On Aug. 19, 2012, the hardest-working spacecraft in the solar system, Cassini, was 2.4 million kilometers (1.5 million miles) from Saturn when it snapped this overwhelming portrait of the ringed planet:
Man, I love these greyscale shots. They’re so moody.
Right now it’s summer in Saturn’s northern hemisphere—though at 1.4 billion kilometers (900 million miles) from the Sun and temperatures of -150 degrees Celsius (-240 degrees Fahrenheit) and lower, the term “summer” is definitely relative—with the Sun shining down on the rings from the north. Cassini was below the ring plane in this shot, looking up at them, so they appear a bit darker than they would if Cassini were above them looking down.
As you can see, Saturn has lots of rings; thousands, in fact! The rings are not solid, but instead composed of countless small pieces of nearly pure water ice, the biggest probably smaller than an average house. Some of the rings are extremely narrow, too: You can see the thin ones silhouetted against the face of the planet itself, looking like piano wires strung across the vast cloudscape.
Just below and to the right of the rings you can see their shadow on the cloud tops of Saturn. I’m fascinated by the play of light and shadow on the rings and the planet, highlighting the complexity of the rings. You can also see some storms in the clouds on Saturn; that dark circular one with the bright rim around it is about 4,000 kilometers (2,400 miles) across—about as wide as the continental United States!
Saturn is big.
So big, I suspect, that you might have missed the tiny spark of light in the upper left. That’s Saturn’s moon Tethys, seen here a little more than half full as it’s lit by the distant Sun. But it’s hardly tiny: It’s nearly 1,100 kilometers (660 miles) across, about the distance from Chicago to Washington, D.C.!

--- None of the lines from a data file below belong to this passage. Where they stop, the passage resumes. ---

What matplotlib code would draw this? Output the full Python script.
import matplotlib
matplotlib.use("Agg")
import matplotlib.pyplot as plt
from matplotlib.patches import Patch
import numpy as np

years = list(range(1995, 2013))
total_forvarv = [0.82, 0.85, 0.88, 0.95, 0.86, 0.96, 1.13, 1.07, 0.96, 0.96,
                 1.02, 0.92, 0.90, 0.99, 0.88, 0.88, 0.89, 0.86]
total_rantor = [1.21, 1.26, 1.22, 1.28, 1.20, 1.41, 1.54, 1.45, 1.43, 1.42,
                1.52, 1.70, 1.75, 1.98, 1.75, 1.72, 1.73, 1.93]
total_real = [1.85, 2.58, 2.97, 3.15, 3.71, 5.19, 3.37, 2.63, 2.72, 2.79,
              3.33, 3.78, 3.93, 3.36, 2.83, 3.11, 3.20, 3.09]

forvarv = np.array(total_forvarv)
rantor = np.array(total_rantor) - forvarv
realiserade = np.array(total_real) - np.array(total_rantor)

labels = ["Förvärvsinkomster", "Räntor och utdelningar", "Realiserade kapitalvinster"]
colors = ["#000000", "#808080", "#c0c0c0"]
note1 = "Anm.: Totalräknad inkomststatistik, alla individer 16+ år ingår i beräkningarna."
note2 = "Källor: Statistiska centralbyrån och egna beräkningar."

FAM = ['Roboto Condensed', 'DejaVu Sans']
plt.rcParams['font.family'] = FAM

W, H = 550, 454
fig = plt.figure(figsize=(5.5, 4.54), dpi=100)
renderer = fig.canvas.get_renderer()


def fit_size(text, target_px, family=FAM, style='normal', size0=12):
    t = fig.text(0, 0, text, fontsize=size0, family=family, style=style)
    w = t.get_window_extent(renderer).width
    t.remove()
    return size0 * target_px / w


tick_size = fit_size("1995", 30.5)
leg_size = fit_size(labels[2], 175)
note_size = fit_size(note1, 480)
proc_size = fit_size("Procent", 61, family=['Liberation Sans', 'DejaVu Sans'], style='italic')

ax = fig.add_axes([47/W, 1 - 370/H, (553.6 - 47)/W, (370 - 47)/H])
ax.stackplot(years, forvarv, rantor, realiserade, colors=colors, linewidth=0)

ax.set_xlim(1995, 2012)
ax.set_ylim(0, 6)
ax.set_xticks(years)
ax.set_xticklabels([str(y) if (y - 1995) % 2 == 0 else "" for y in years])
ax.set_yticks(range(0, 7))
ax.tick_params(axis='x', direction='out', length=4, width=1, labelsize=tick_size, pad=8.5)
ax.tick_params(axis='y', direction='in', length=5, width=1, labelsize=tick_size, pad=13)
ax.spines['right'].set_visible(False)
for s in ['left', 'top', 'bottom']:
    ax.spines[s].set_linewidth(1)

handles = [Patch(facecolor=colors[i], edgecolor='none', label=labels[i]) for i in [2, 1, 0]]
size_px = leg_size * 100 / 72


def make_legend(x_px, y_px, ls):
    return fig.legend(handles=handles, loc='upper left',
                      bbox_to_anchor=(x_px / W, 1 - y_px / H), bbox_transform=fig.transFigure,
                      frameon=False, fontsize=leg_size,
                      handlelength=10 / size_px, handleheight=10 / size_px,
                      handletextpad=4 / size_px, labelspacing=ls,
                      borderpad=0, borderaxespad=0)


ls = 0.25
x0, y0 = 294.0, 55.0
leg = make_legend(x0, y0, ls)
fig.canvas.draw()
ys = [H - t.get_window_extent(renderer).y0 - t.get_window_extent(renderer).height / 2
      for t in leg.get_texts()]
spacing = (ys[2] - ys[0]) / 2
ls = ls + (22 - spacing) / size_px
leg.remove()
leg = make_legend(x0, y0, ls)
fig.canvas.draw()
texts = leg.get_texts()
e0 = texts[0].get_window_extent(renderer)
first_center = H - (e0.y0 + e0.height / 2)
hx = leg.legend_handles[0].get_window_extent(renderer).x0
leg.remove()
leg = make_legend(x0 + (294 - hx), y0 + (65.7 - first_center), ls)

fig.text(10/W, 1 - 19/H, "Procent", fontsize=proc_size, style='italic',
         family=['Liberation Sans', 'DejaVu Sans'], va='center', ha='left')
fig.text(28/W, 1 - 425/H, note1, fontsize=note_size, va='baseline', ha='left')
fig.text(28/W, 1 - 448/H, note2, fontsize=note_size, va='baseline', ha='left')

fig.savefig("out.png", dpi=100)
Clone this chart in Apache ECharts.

Our sense of size is dwarfed by objects on this scale. And yet, there we are. Cassini has been circling Saturn and flying past its weird moons since 2004, returning vast amounts of data about the planet and its environment. But for all the knowledge gained, and more yet to come, when I see pictures like this I sometimes wonder if the most important thing Cassini has done is shown us how starkly beautiful and immense our solar system is.